§ Exercise details
In the entries below, repeat only the lines between those holding "Output the Python" and "390, 405, 430, 454, 469, 484, 500, 515, 536, 557, 560]", inclusive. Leave pictures out.

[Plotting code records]
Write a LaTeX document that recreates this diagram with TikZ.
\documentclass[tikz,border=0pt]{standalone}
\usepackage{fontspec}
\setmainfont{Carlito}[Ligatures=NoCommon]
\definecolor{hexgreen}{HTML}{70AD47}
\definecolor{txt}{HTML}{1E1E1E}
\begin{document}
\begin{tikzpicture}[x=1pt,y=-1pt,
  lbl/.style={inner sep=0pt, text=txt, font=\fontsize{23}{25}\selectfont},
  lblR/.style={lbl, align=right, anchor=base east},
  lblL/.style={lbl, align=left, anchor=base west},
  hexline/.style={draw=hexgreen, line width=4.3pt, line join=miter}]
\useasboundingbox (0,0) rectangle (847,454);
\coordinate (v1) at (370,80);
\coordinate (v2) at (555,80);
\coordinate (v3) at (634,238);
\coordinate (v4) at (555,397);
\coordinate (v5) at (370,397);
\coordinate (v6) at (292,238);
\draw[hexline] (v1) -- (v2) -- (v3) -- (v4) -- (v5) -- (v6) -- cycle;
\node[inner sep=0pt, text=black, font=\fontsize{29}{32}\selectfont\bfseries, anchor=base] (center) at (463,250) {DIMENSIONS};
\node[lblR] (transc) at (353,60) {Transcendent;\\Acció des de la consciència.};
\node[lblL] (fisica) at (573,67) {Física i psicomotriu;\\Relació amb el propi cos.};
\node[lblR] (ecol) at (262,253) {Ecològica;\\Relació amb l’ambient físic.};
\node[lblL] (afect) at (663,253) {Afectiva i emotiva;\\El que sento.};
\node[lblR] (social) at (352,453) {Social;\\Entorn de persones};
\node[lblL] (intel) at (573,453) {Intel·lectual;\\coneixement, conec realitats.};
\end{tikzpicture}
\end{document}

==

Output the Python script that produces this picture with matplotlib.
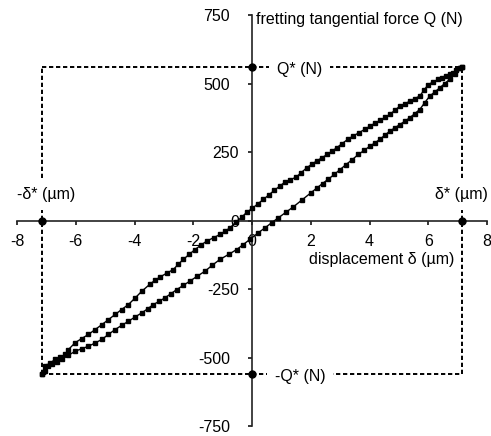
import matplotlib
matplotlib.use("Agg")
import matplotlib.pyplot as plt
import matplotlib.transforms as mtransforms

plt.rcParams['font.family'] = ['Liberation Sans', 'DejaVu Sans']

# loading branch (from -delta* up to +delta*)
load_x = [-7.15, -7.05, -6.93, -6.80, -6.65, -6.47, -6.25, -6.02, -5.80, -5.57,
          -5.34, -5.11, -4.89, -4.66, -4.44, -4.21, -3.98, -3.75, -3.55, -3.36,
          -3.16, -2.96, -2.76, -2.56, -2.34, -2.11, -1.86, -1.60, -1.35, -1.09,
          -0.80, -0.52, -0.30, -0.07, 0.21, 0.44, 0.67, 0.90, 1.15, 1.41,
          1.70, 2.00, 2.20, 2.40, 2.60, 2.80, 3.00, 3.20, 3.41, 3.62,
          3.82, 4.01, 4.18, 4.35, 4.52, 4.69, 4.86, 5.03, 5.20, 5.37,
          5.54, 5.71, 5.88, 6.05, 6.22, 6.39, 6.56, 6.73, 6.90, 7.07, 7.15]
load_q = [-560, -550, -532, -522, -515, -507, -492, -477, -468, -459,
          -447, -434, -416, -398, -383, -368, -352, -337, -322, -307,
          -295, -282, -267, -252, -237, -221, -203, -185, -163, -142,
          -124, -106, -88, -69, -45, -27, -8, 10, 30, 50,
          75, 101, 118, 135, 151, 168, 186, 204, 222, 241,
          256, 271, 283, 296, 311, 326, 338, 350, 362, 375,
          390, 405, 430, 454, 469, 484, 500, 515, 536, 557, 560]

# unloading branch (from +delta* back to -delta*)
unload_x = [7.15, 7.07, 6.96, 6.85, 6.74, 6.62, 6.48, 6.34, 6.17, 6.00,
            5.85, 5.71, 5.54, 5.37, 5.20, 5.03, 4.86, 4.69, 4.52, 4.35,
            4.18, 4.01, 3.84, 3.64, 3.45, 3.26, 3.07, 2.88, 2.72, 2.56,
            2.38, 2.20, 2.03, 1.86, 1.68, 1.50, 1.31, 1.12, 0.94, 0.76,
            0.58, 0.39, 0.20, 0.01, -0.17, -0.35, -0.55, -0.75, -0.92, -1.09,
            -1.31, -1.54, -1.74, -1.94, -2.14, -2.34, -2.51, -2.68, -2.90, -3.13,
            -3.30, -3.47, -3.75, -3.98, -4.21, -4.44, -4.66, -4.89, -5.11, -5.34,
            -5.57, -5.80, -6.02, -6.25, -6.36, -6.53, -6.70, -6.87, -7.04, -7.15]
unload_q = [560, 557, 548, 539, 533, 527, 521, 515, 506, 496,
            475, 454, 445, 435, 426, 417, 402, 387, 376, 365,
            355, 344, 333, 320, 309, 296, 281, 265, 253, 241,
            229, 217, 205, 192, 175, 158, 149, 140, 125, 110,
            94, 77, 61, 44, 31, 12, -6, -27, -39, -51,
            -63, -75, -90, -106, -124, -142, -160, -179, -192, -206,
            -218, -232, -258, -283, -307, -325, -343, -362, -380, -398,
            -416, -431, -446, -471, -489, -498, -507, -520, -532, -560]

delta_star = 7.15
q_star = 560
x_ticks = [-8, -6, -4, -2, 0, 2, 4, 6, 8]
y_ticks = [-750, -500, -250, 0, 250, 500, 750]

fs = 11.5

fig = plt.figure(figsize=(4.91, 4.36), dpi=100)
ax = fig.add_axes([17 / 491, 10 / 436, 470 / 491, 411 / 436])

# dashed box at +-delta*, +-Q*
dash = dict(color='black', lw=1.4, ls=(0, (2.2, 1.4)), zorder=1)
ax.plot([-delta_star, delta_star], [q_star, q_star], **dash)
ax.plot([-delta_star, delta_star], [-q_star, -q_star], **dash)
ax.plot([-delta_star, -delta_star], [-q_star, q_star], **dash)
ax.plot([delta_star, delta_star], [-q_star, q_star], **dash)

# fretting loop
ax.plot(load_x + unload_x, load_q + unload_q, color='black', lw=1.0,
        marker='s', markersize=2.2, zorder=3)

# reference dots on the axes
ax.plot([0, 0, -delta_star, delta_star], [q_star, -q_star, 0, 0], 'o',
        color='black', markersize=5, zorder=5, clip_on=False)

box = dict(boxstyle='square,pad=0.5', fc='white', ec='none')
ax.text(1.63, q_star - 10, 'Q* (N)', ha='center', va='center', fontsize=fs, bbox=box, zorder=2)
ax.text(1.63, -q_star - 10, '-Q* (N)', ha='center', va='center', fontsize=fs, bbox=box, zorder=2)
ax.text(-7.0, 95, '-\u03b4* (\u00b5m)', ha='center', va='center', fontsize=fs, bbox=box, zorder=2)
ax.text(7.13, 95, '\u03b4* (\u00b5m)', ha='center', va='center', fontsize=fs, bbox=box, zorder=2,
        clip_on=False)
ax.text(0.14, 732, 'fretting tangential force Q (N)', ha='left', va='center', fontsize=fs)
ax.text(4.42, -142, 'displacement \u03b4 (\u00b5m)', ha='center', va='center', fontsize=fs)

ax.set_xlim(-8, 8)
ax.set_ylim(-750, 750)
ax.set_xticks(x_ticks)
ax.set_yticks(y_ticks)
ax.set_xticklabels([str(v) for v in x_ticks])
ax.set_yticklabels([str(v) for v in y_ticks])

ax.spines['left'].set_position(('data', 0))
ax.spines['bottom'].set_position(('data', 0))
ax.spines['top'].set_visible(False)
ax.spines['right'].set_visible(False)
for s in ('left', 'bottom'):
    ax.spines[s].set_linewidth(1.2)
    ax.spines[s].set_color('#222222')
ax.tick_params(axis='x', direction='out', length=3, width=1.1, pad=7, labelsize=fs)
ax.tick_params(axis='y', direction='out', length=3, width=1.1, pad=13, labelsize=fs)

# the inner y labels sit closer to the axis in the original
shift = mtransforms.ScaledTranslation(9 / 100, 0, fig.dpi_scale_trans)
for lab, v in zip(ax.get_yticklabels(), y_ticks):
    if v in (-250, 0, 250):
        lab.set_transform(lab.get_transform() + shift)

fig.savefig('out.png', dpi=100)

§ Solution for this exercise
Output the Python script that produces this picture with matplotlib.
import matplotlib
matplotlib.use("Agg")
import matplotlib.pyplot as plt
import matplotlib.transforms as mtransforms

plt.rcParams['font.family'] = ['Liberation Sans', 'DejaVu Sans']

# loading branch (from -delta* up to +delta*)
load_x = [-7.15, -7.05, -6.93, -6.80, -6.65, -6.47, -6.25, -6.02, -5.80, -5.57,
          -5.34, -5.11, -4.89, -4.66, -4.44, -4.21, -3.98, -3.75, -3.55, -3.36,
          -3.16, -2.96, -2.76, -2.56, -2.34, -2.11, -1.86, -1.60, -1.35, -1.09,
          -0.80, -0.52, -0.30, -0.07, 0.21, 0.44, 0.67, 0.90, 1.15, 1.41,
          1.70, 2.00, 2.20, 2.40, 2.60, 2.80, 3.00, 3.20, 3.41, 3.62,
          3.82, 4.01, 4.18, 4.35, 4.52, 4.69, 4.86, 5.03, 5.20, 5.37,
          5.54, 5.71, 5.88, 6.05, 6.22, 6.39, 6.56, 6.73, 6.90, 7.07, 7.15]
load_q = [-560, -550, -532, -522, -515, -507, -492, -477, -468, -459,
          -447, -434, -416, -398, -383, -368, -352, -337, -322, -307,
          -295, -282, -267, -252, -237, -221, -203, -185, -163, -142,
          -124, -106, -88, -69, -45, -27, -8, 10, 30, 50,
          75, 101, 118, 135, 151, 168, 186, 204, 222, 241,
          256, 271, 283, 296, 311, 326, 338, 350, 362, 375,
          390, 405, 430, 454, 469, 484, 500, 515, 536, 557, 560]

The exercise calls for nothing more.